■ **Input material**
::::
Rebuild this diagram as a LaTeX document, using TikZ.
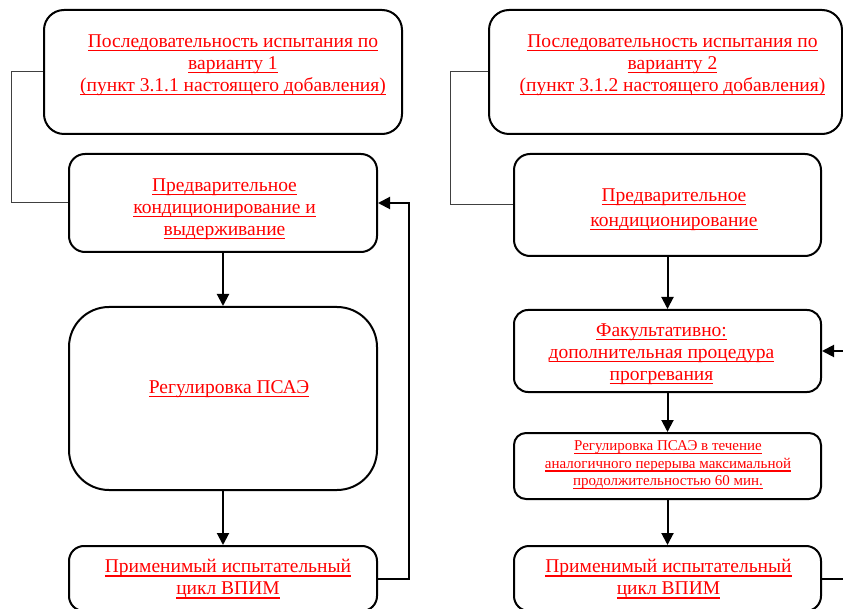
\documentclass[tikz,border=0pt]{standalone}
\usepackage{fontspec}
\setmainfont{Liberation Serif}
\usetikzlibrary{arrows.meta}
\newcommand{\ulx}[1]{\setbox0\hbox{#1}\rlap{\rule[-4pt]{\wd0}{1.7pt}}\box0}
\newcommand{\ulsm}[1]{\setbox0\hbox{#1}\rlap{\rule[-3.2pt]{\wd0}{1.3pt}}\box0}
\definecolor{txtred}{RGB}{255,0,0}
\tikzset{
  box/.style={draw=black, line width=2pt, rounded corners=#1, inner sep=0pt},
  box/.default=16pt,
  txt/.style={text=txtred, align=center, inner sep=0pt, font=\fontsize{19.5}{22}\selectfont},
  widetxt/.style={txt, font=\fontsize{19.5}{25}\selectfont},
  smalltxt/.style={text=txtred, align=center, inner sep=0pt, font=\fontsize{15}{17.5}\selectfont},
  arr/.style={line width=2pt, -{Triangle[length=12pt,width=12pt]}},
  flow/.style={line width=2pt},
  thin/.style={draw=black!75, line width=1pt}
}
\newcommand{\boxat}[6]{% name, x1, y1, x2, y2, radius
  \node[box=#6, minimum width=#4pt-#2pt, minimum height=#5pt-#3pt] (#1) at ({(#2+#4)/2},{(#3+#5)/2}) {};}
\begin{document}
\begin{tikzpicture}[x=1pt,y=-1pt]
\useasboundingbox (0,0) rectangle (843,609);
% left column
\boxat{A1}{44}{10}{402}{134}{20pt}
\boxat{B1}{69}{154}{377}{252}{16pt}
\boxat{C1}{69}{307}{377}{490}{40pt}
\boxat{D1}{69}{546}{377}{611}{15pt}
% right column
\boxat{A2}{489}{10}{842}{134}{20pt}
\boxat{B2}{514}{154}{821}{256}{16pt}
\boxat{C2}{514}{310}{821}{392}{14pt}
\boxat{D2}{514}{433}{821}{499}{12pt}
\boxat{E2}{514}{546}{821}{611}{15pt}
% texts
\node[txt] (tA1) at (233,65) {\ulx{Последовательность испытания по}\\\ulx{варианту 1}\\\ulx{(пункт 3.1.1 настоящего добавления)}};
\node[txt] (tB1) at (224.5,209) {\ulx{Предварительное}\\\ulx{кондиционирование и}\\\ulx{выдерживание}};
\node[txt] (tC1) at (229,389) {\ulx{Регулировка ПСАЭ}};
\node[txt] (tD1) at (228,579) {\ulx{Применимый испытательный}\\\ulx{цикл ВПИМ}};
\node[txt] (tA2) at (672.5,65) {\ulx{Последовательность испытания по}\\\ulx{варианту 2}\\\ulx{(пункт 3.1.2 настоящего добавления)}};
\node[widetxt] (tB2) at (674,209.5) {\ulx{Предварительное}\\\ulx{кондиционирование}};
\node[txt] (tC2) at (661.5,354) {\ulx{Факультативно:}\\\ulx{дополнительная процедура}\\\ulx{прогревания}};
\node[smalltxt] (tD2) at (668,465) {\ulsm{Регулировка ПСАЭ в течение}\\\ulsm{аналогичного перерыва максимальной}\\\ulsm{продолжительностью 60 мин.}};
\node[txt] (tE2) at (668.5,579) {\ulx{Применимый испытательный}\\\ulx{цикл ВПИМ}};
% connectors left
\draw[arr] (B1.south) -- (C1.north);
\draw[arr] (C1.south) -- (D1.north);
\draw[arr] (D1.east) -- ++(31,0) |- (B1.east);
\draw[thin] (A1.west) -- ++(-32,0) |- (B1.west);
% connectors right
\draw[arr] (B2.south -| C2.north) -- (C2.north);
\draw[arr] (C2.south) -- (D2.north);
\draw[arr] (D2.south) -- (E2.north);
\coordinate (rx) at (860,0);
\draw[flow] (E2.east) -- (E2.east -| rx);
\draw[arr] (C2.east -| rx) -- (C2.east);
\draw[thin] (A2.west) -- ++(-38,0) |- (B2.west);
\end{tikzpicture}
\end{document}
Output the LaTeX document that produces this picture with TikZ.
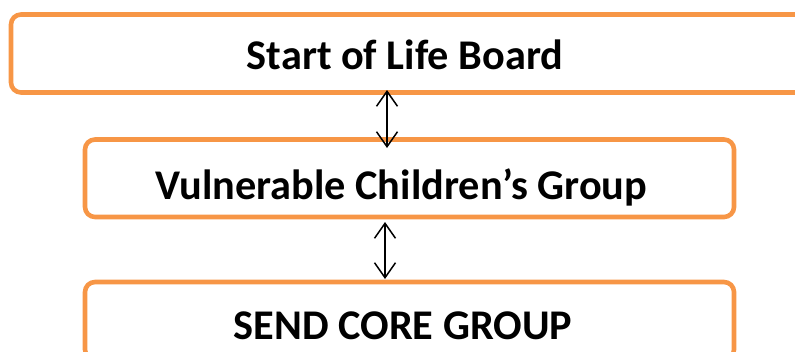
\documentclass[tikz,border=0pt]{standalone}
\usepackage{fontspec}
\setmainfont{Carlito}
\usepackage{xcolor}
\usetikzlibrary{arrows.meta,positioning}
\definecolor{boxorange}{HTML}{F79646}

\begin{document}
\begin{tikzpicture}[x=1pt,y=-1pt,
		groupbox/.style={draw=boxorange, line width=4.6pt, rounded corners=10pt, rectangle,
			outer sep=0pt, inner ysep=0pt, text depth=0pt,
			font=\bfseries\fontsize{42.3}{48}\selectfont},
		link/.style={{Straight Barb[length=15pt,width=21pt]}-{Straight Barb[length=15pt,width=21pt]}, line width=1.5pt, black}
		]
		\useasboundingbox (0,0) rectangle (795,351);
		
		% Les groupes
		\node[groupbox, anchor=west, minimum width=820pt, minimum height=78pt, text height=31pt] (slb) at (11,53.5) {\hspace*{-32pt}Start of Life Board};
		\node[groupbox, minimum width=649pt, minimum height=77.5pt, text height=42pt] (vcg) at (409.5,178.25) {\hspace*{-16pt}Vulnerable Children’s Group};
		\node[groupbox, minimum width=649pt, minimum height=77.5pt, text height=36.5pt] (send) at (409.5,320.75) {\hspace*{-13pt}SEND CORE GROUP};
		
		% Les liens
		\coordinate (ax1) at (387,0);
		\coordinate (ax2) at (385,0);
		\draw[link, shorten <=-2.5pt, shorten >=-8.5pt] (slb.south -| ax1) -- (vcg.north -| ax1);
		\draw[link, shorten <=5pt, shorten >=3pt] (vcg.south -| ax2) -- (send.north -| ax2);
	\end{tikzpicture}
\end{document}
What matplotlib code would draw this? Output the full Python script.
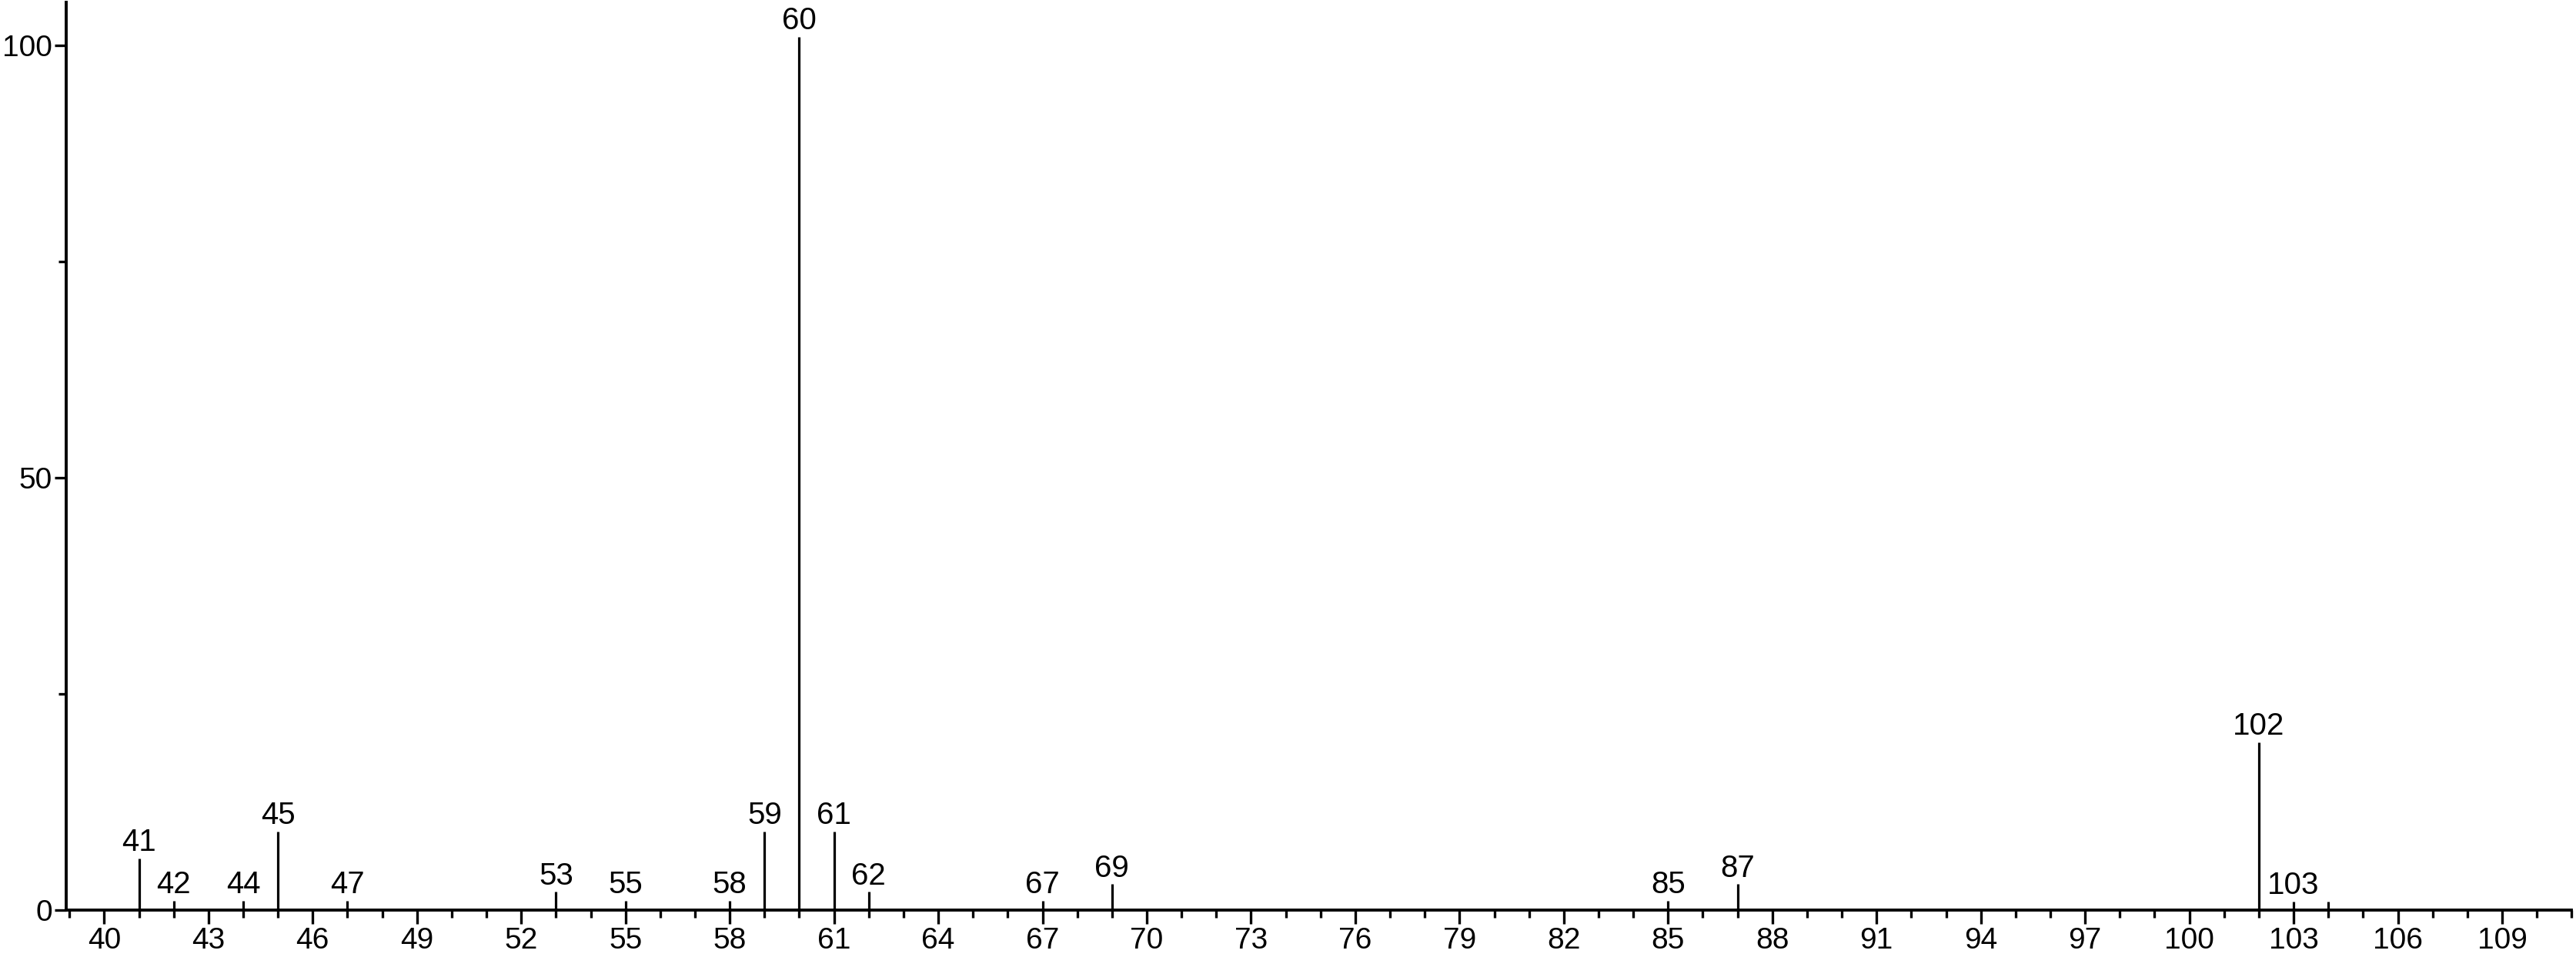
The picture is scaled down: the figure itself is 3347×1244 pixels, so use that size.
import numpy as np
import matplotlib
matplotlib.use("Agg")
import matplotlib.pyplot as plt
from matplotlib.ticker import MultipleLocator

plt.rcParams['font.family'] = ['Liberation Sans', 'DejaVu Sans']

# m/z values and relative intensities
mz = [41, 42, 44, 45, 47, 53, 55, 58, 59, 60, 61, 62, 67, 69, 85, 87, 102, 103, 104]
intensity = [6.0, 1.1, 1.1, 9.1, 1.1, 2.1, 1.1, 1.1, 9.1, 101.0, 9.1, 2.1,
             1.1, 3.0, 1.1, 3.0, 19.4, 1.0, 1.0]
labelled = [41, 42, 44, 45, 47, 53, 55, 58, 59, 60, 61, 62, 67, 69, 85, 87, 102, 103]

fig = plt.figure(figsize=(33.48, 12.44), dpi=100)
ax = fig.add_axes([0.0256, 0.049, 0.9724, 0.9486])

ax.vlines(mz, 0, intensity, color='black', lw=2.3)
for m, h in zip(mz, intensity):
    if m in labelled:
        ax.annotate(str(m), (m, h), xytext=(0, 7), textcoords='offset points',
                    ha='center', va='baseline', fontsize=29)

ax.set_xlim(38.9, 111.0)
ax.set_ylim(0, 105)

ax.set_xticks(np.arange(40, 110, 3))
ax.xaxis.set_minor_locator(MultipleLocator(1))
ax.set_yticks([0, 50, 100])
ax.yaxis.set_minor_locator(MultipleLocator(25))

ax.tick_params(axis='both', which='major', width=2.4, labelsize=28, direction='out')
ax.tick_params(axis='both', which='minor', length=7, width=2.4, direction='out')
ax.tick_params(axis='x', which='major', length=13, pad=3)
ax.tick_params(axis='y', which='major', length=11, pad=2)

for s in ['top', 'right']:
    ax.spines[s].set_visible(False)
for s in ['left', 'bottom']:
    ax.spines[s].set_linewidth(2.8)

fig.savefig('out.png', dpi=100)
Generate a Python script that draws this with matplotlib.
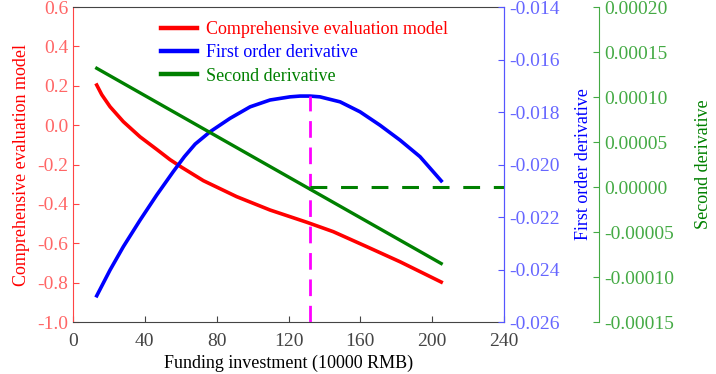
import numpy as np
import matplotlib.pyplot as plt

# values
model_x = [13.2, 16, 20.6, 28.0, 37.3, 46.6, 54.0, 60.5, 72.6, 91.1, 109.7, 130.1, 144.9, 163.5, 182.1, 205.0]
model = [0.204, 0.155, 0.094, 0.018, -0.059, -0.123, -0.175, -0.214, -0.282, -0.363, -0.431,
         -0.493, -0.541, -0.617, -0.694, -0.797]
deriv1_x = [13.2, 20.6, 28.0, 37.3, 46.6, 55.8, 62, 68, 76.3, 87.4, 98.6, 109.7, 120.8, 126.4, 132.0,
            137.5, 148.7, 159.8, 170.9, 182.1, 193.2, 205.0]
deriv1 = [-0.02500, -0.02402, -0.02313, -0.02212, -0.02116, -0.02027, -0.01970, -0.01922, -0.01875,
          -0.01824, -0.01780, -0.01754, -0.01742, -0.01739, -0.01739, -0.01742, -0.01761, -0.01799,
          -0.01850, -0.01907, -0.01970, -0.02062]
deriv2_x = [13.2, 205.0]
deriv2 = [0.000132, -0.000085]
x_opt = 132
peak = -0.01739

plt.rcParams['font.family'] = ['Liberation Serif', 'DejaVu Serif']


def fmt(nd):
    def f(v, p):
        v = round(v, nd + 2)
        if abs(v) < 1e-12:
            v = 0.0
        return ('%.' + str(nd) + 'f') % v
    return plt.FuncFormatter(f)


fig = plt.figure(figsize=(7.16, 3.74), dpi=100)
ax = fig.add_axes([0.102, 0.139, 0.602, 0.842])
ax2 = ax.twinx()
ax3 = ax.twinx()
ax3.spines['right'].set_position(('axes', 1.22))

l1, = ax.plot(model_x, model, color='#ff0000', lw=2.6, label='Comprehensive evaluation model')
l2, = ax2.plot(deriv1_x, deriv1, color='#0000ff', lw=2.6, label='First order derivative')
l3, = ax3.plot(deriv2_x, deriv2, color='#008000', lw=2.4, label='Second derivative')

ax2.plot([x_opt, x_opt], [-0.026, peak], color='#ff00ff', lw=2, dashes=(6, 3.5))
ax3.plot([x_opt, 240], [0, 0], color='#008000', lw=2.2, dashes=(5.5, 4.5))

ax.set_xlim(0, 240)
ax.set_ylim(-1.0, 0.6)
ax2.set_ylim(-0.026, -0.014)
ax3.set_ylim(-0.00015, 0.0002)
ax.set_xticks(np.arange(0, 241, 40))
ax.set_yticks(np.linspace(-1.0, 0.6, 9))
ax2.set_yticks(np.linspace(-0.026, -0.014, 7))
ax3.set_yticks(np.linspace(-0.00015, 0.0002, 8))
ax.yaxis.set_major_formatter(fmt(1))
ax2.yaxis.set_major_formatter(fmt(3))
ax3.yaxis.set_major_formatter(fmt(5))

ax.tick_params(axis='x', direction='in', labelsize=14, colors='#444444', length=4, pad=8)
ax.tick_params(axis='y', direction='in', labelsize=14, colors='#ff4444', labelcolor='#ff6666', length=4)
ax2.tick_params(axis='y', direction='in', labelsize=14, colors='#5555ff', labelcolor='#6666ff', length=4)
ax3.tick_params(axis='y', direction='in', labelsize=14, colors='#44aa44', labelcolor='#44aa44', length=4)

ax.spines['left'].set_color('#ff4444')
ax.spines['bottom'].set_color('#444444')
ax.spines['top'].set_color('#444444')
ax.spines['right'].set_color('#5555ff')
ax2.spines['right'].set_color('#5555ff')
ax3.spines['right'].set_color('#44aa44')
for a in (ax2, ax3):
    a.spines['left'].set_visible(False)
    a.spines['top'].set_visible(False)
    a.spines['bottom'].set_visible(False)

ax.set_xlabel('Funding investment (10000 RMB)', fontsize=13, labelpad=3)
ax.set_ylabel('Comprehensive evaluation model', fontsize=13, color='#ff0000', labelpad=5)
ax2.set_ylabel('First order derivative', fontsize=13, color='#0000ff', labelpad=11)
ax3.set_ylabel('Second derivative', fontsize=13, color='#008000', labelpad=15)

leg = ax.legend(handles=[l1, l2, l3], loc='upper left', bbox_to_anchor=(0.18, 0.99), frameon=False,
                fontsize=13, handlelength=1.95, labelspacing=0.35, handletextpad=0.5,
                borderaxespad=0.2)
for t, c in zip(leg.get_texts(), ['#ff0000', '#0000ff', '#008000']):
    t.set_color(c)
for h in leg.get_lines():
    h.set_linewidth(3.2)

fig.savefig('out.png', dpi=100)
::::
Repeat, exactly as they stand above, the lines from the line with "The picture is" to the line with "87, 102, 103]", both lines included.

The picture is scaled down: the figure itself is 3347×1244 pixels, so use that size.
import numpy as np
import matplotlib
matplotlib.use("Agg")
import matplotlib.pyplot as plt
from matplotlib.ticker import MultipleLocator

plt.rcParams['font.family'] = ['Liberation Sans', 'DejaVu Sans']

# m/z values and relative intensities
mz = [41, 42, 44, 45, 47, 53, 55, 58, 59, 60, 61, 62, 67, 69, 85, 87, 102, 103, 104]
intensity = [6.0, 1.1, 1.1, 9.1, 1.1, 2.1, 1.1, 1.1, 9.1, 101.0, 9.1, 2.1,
             1.1, 3.0, 1.1, 3.0, 19.4, 1.0, 1.0]
labelled = [41, 42, 44, 45, 47, 53, 55, 58, 59, 60, 61, 62, 67, 69, 85, 87, 102, 103]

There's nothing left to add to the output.